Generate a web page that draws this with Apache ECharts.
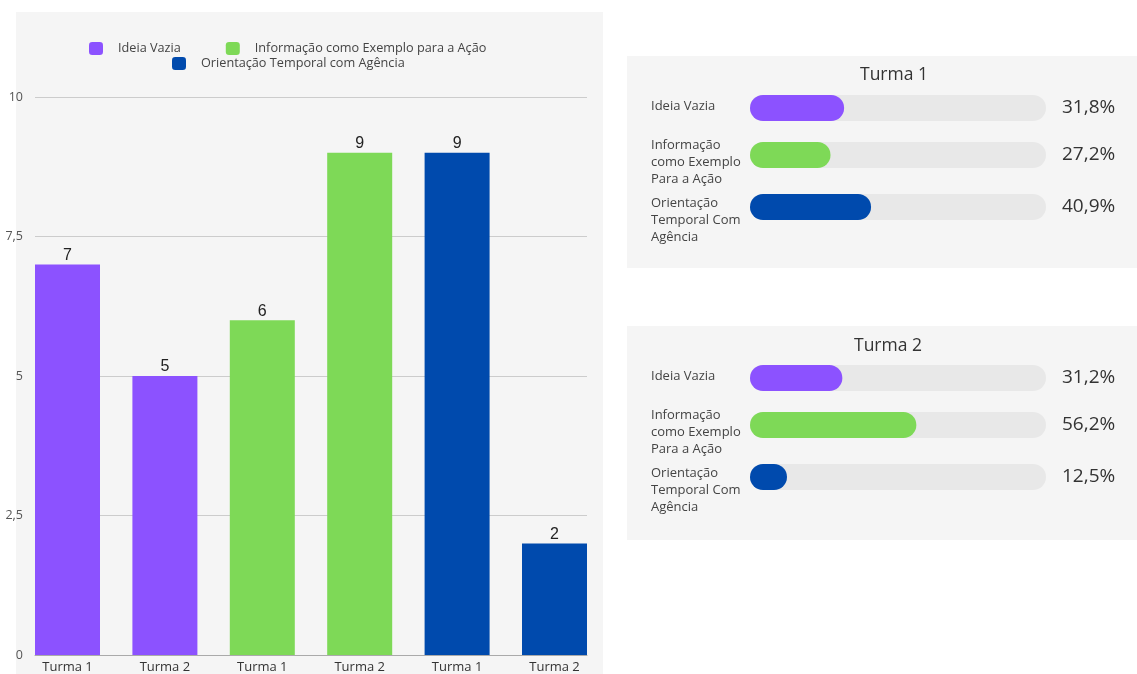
<!DOCTYPE html>
<html>
<head>
<meta charset="utf-8">
<script src="https://cdn.jsdelivr.net/npm/echarts@6/dist/echarts.min.js"></script>
<style>
  html, body { margin: 0; padding: 0; background: #ffffff; }
  #chart { width: 1137px; height: 674px; }
</style>
</head>
<body>
<div id="chart"></div>
<script>
// Bar chart: counts per category and class
const categories = ['Turma 1', 'Turma 2', 'Turma 1', 'Turma 2', 'Turma 1', 'Turma 2'];
const seriesNames = ['Ideia Vazia', 'Informação como Exemplo para a Ação', 'Orientação Temporal com Agência'];
const ideiaVazia = [7, 5];
const informacao = [6, 9];
const orientacao = [9, 2];
const yTicks = [0, 2.5, 5, 7.5, 10];

// Progress panels: share of each category per class (%)
const turmaTitles = ['Turma 1', 'Turma 2'];
const rowLabels = ['Ideia Vazia', 'Informação\ncomo Exemplo\nPara a Ação', 'Orientação\nTemporal Com\nAgência'];
const turma1Pct = [31.8, 27.2, 40.9];
const turma2Pct = [31.2, 56.2, 12.5];

const colors = ['#8c52ff', '#7ed957', '#004aad'];
const FONT = '"Open Sans", sans-serif';

const chart = echarts.init(document.getElementById('chart'), null, { renderer: 'canvas' });

// each category occupies two consecutive slots on the x axis
const groups = [ideiaVazia, informacao, orientacao];
const barSeries = groups.map((vals, g) => {
  const data = categories.map(() => '-');
  vals.forEach((v, k) => { data[g * 2 + k] = v; });
  return {
    name: seriesNames[g],
    type: 'bar',
    xAxisIndex: 0,
    yAxisIndex: 0,
    data: data,
    barWidth: 65,
    barGap: '-100%',
    itemStyle: { color: colors[g] },
    label: {
      show: true, position: 'top', distance: 1,
      fontFamily: '"Liberation Sans", Arial, sans-serif', fontSize: 16, color: '#222'
    }
  };
});

const grids = [
  { left: 18.8, right: 1137 - 603.2, top: 97, bottom: 19 },   // bars
  { left: 35, right: 1137 - 587, top: 97, bottom: 19 }        // value scale and grid lines
];
const xAxes = [
  {
    gridIndex: 0, type: 'category', data: categories,
    axisLine: { show: false }, axisTick: { show: false },
    axisLabel: { fontFamily: FONT, fontSize: 13, color: '#333', margin: 6 }
  },
  {
    gridIndex: 1, type: 'category', data: categories,
    axisLine: { show: true, lineStyle: { color: '#aaa', width: 1 } },
    axisTick: { show: false }, axisLabel: { show: false }
  }
];
const yAxes = [
  { gridIndex: 0, type: 'value', min: yTicks[0], max: yTicks[yTicks.length - 1], show: false },
  {
    gridIndex: 1, type: 'value', min: yTicks[0], max: yTicks[yTicks.length - 1],
    interval: yTicks[1] - yTicks[0],
    axisLine: { show: false }, axisTick: { show: false },
    axisLabel: {
      fontFamily: FONT, fontSize: 12.5, color: '#555', margin: 12,
      formatter: v => String(v).replace('.', ',')
    },
    splitLine: { lineStyle: { color: '#cccccc', width: 1 } }
  }
];
const series = barSeries.slice();

// progress rows: one small grid per track, plus one per row caption
const panelTops = [56, 326];
const rowOffsets = [39, 86, 138];
const captionShift = [-1.5, 7, 13.5];
const noAxisParts = { axisLine: { show: false }, axisTick: { show: false }, splitLine: { show: false } };
[turma1Pct, turma2Pct].forEach((pcts, p) => {
  pcts.forEach((v, r) => {
    const top = panelTops[p] + rowOffsets[r];

    // track with filled share and the percentage on its right
    const gi = grids.length;
    grids.push({ left: 750, right: 1137 - 1046, top: top, height: 26 });
    xAxes.push({ gridIndex: gi, type: 'value', min: 0, max: 100, show: false });
    yAxes.push(Object.assign({
      gridIndex: gi, type: 'category', data: [''], position: 'left', axisLabel: { show: false }
    }, noAxisParts));
    const trackAxis = yAxes.length - 1;
    yAxes.push(Object.assign({
      gridIndex: gi, type: 'category', data: [v.toFixed(1).replace('.', ',') + '%'], position: 'right',
      axisLabel: { align: 'left', margin: 16, fontFamily: FONT, fontSize: 19, color: '#333' }
    }, noAxisParts));
    series.push({
      type: 'bar',
      xAxisIndex: xAxes.length - 1,
      yAxisIndex: trackAxis,
      data: [v],
      barWidth: 26,
      showBackground: true,
      backgroundStyle: { color: '#e8e8e8', borderRadius: 13 },
      itemStyle: { color: colors[r], borderRadius: 13 },
      silent: true
    });

    // row caption to the left of the track
    const ci = grids.length;
    grids.push({ left: 750, right: 1137 - 1046, top: top + captionShift[r], height: 26 });
    xAxes.push({ gridIndex: ci, type: 'value', min: 0, max: 100, show: false });
    yAxes.push(Object.assign({
      gridIndex: ci, type: 'category', data: [rowLabels[r]], position: 'left',
      axisLabel: { align: 'left', margin: 99, fontFamily: FONT, fontSize: 13, lineHeight: 17, color: '#444' }
    }, noAxisParts));
  });
});

const option = {
  backgroundColor: '#ffffff',
  animation: false,
  textStyle: { fontFamily: FONT },
  graphic: [
    { type: 'rect', z: -10, shape: { x: 16, y: 12, width: 587, height: 662 }, style: { fill: '#f5f5f5' } },
    { type: 'rect', z: -10, shape: { x: 627, y: 56, width: 510, height: 212 }, style: { fill: '#f5f5f5' } },
    { type: 'rect', z: -10, shape: { x: 627, y: 326, width: 510, height: 214 }, style: { fill: '#f5f5f5' } }
  ],
  title: [
    { text: turmaTitles[0], left: 860, top: 66, padding: 0, textStyle: { fontFamily: FONT, fontSize: 17.5, fontWeight: 'normal', color: '#333' } },
    { text: turmaTitles[1], left: 854, top: 337, padding: 0, textStyle: { fontFamily: FONT, fontSize: 17.5, fontWeight: 'normal', color: '#333' } }
  ],
  legend: [
    {
      data: [seriesNames[0], seriesNames[1]], left: 89, top: 42, padding: 0,
      icon: 'roundRect', itemWidth: 14, itemHeight: 13, itemGap: 45,
      textStyle: { fontFamily: FONT, fontSize: 12.7, color: '#444', padding: [0, 0, 0, 10] }
    },
    {
      data: [seriesNames[2]], left: 172, top: 57, padding: 0,
      icon: 'roundRect', itemWidth: 14, itemHeight: 13,
      textStyle: { fontFamily: FONT, fontSize: 12.7, color: '#444', padding: [0, 0, 0, 10] }
    }
  ],
  grid: grids,
  xAxis: xAxes,
  yAxis: yAxes,
  series: series
};

chart.setOption(option);
</script>
</body>
</html>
==*==
*Task instructions*: Reproduce exactly the run of lines that opens the listing and closes with the line holding "const yTicks = [0, 2.5, 5, 7.5, 10];". Pictures are excluded.

*Solved exercise*:
Generate a web page that draws this with Apache ECharts.
<!DOCTYPE html>
<html>
<head>
<meta charset="utf-8">
<script src="https://cdn.jsdelivr.net/npm/echarts@6/dist/echarts.min.js"></script>
<style>
  html, body { margin: 0; padding: 0; background: #ffffff; }
  #chart { width: 1137px; height: 674px; }
</style>
</head>
<body>
<div id="chart"></div>
<script>
// Bar chart: counts per category and class
const categories = ['Turma 1', 'Turma 2', 'Turma 1', 'Turma 2', 'Turma 1', 'Turma 2'];
const seriesNames = ['Ideia Vazia', 'Informação como Exemplo para a Ação', 'Orientação Temporal com Agência'];
const ideiaVazia = [7, 5];
const informacao = [6, 9];
const orientacao = [9, 2];
const yTicks = [0, 2.5, 5, 7.5, 10];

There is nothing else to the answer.